> Task prompt:
Copy the records below word for word, from the first line through the line that contains "import numpy as np", and leave out any pictures.

> Records provided:
++++
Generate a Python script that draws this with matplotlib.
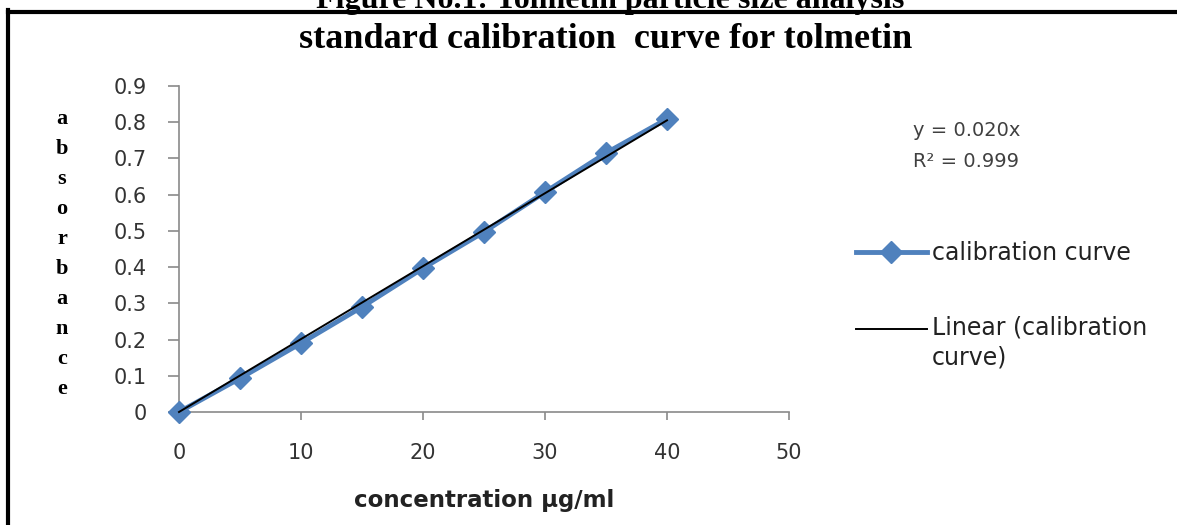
import matplotlib
matplotlib.use("Agg")
import matplotlib.pyplot as plt
from matplotlib.lines import Line2D
from matplotlib.legend_handler import HandlerLine2D
import numpy as np

# ---- data ----
concentration = [0, 5, 10, 15, 20, 25, 30, 35, 40]
absorbance = [0.0, 0.093, 0.19, 0.29, 0.397, 0.497, 0.607, 0.715, 0.809]
x_ticks = [0, 10, 20, 30, 40, 50]
y_ticks = [0, 0.1, 0.2, 0.3, 0.4, 0.5, 0.6, 0.7, 0.8, 0.9]
y_tick_labels = ["0", "0.1", "0.2", "0.3", "0.4", "0.5", "0.6", "0.7", "0.8", "0.9"]
title = "standard calibration  curve for tolmetin"
caption = "Figure No.1: Tolmetin particle size analysis"
xlabel = "concentration µg/ml"
ylabel = "absorbance"
series_label = "calibration curve"
trend_label = "Linear (calibration\ncurve)"
eq_lines = ["y = 0.020x", "R² = 0.999"]

W, H = 1177, 525
fig = plt.figure(figsize=(W / 100, H / 100), dpi=100)
fig.patch.set_facecolor("white")

def fx(px):
    return px / W

def fy(py):
    return 1 - py / H

ax = fig.add_axes([fx(179), fy(412), fx(789) - fx(179), fy(86) - fy(412)])

blue = "#4F81BD"
x = np.array(concentration, dtype=float)
y = np.array(absorbance, dtype=float)
ax.plot(x, y, color=blue, lw=3.5, marker="D", markersize=11,
        markerfacecolor=blue, markeredgecolor=blue, clip_on=False,
        label=series_label, zorder=3)

# linear trendline through origin (Excel "set intercept = 0")
slope = np.sum(x * y) / np.sum(x * x)
xt = np.array([x.min(), x.max()])
ax.plot(xt, slope * xt, color="black", lw=1.4, label=trend_label, zorder=4,
        clip_on=False)

ax.set_xlim(0, 50)
ax.set_ylim(0, 0.9)
ax.set_xticks(x_ticks)
ax.set_yticks(y_ticks)
ax.set_yticklabels(y_tick_labels)

for s in ["top", "right"]:
    ax.spines[s].set_visible(False)
for s in ["left", "bottom"]:
    ax.spines[s].set_color("#8a8a8a")
    ax.spines[s].set_linewidth(1.2)

ax.tick_params(axis="both", colors="#8a8a8a", width=1.2, labelcolor="#333333",
               labelsize=15)
ax.tick_params(axis="y", length=8, pad=15)
ax.tick_params(axis="x", length=6, pad=16)
for lab in ax.get_xticklabels() + ax.get_yticklabels():
    lab.set_family("DejaVu Sans")

# legend: handle of the two-line entry sits at the first text line
LEG_FS = 17
LINE_PITCH_PT = 30 * 72 / 100.0


class FirstLineHandler(HandlerLine2D):
    def create_artists(self, legend, orig_handle, xdescent, ydescent, width,
                       height, fontsize, trans):
        arts = super().create_artists(legend, orig_handle, xdescent, ydescent,
                                      width, height, fontsize, trans)
        for a in arts:
            a.set_ydata(np.asarray(a.get_ydata(), dtype=float) + LINE_PITCH_PT / 2)
        return arts


handles, labels = ax.get_legend_handles_labels()
leg = ax.legend(handles, labels, loc="upper left",
                bbox_to_anchor=(fx(856), fy(241)),
                bbox_transform=fig.transFigure, frameon=False,
                fontsize=LEG_FS, handlelength=3.0, handletextpad=0.22,
                labelspacing=2.15, borderpad=0, borderaxespad=0,
                handler_map={handles[1]: FirstLineHandler()})
for t in leg.get_texts():
    t.set_color("#222222")
    t.set_linespacing(1.32)

# trendline equation
fig.text(fx(913), fy(131), eq_lines[0], fontsize=14, color="#404040",
         va="center", ha="left", family="DejaVu Sans")
fig.text(fx(913), fy(162), eq_lines[1], fontsize=14, color="#404040",
         va="center", ha="left", family="DejaVu Sans")

# title
fig.text(fx(606), fy(48), title, fontsize=26, fontweight="bold",
         family="Liberation Serif", ha="center", va="baseline")

# x label
fig.text(fx(484), fy(500), xlabel, fontsize=16.5, fontweight="bold",
         family="DejaVu Sans", ha="center", va="center", color="#222222")

# stacked y label
for i, ch in enumerate(ylabel):
    fig.text(fx(62), fy(124 + 30 * i), ch, fontsize=16, fontweight="bold",
             family="Liberation Serif", ha="center", va="baseline")

# caption (cut off at top, as in the source page)
fig.text(fx(610), fy(8), caption, fontsize=23, fontweight="bold",
         family="Liberation Serif", ha="center", va="baseline")

# border of the chart box
fig.add_artist(Line2D([fx(8), fx(8)], [fy(10), fy(530)], color="black",
                      lw=3, transform=fig.transFigure, solid_capstyle="projecting"))
fig.add_artist(Line2D([fx(8), fx(1178)], [fy(12), fy(12)], color="black",
                      lw=3, transform=fig.transFigure, solid_capstyle="projecting",
                      zorder=10))

fig.savefig("out.png", dpi=100, facecolor="white")
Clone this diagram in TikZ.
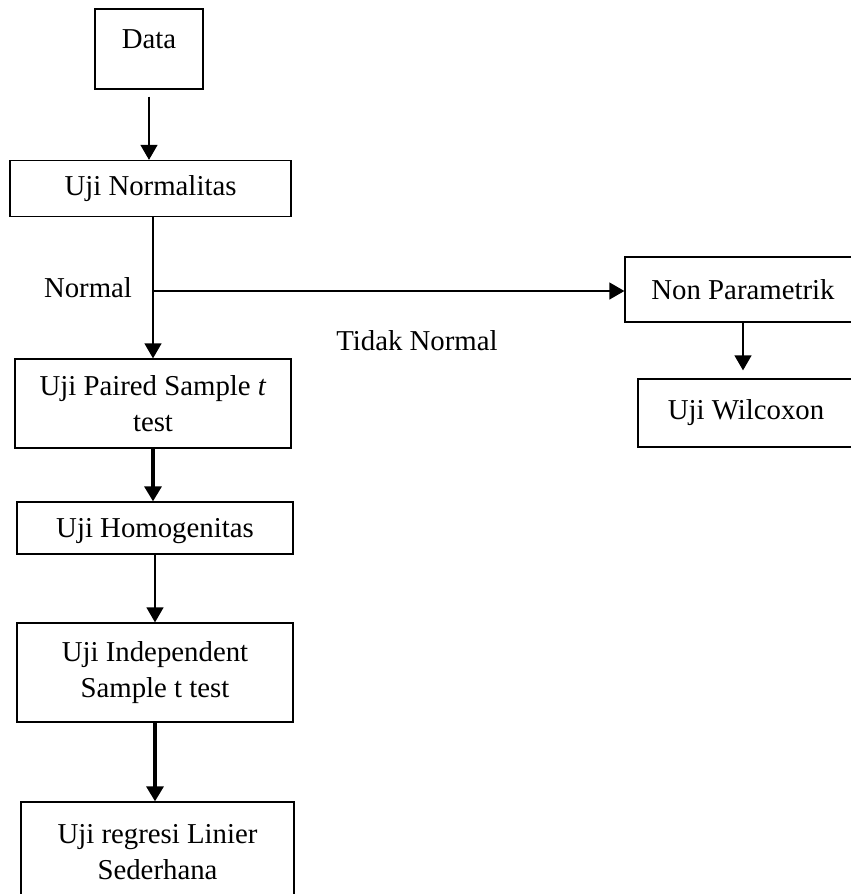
\documentclass[tikz,border=0pt]{standalone}
\usepackage{fontspec}
\setmainfont{Liberation Serif}
\usetikzlibrary{arrows.meta}
\begin{document}
\begin{tikzpicture}[x=0.5pt, y=-0.5pt, font=\fontsize{14.4}{18}\selectfont,
  box/.style={draw, line width=0.65pt, align=center, inner sep=0pt},
  arr/.style={-{Triangle[width=8.5pt,length=7.5pt]}, line width=0.65pt},
  thickarr/.style={-{Triangle[width=8.5pt,length=7.5pt]}, line width=1.6pt}]
\useasboundingbox (0,0) rectangle (851,894);
% left column
\node[box, minimum width=54pt, minimum height=40pt, text height=10pt, text depth=10.7pt] (data) at (149,49) {Data};
\node[box, minimum width=140.5pt, minimum height=28pt] (norm) at (150.5,188.5) {Uji Normalitas};
\node[box, minimum width=138pt, minimum height=44.5pt] (paired) at (153,403.5) {Uji Paired Sample \textit{t}\\test};
\node[box, minimum width=138pt, minimum height=26pt, text depth=0pt] (homog) at (155,528) {Uji Homogenitas};
\node[box, minimum width=138pt, minimum height=49.5pt] (indep) at (155,672.5) {Uji Independent\\Sample t test};
\node[box, minimum width=136.5pt, minimum height=50pt] (regresi) at (157.5,852) {Uji regresi Linier\\Sederhana};
% right column
\node[box, minimum width=118pt, minimum height=32.5pt] (nonpar) at (743,289.5) {Non Parametrik};
\node[box, minimum width=108pt, minimum height=34pt] (wilc) at (746,413) {Uji Wilcoxon};
% labels
\node (normal) at (88,288) {Normal};
\node (tidak) at (417,341) {Tidak Normal};
% connectors
\coordinate (split) at (153,291);
\draw[arr, shorten <=3.5pt] (data.south) -- (data.south |- norm.north);
\draw[arr] (paired.north |- norm.south) -- (paired.north);
\draw[arr] (split) -- (split -| nonpar.west);
\draw[thickarr] (paired.south) -- (paired.south |- homog.north);
\draw[arr] (homog.south) -- (indep.north);
\draw[thickarr] (indep.south) -- (indep.south |- regresi.north);
\draw[arr, shorten >=4pt] (nonpar.south) -- (nonpar.south |- wilc.north);
\end{tikzpicture}
\end{document}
++++
> Written response:
Generate a Python script that draws this with matplotlib.
import matplotlib
matplotlib.use("Agg")
import matplotlib.pyplot as plt
from matplotlib.lines import Line2D
from matplotlib.legend_handler import HandlerLine2D
import numpy as np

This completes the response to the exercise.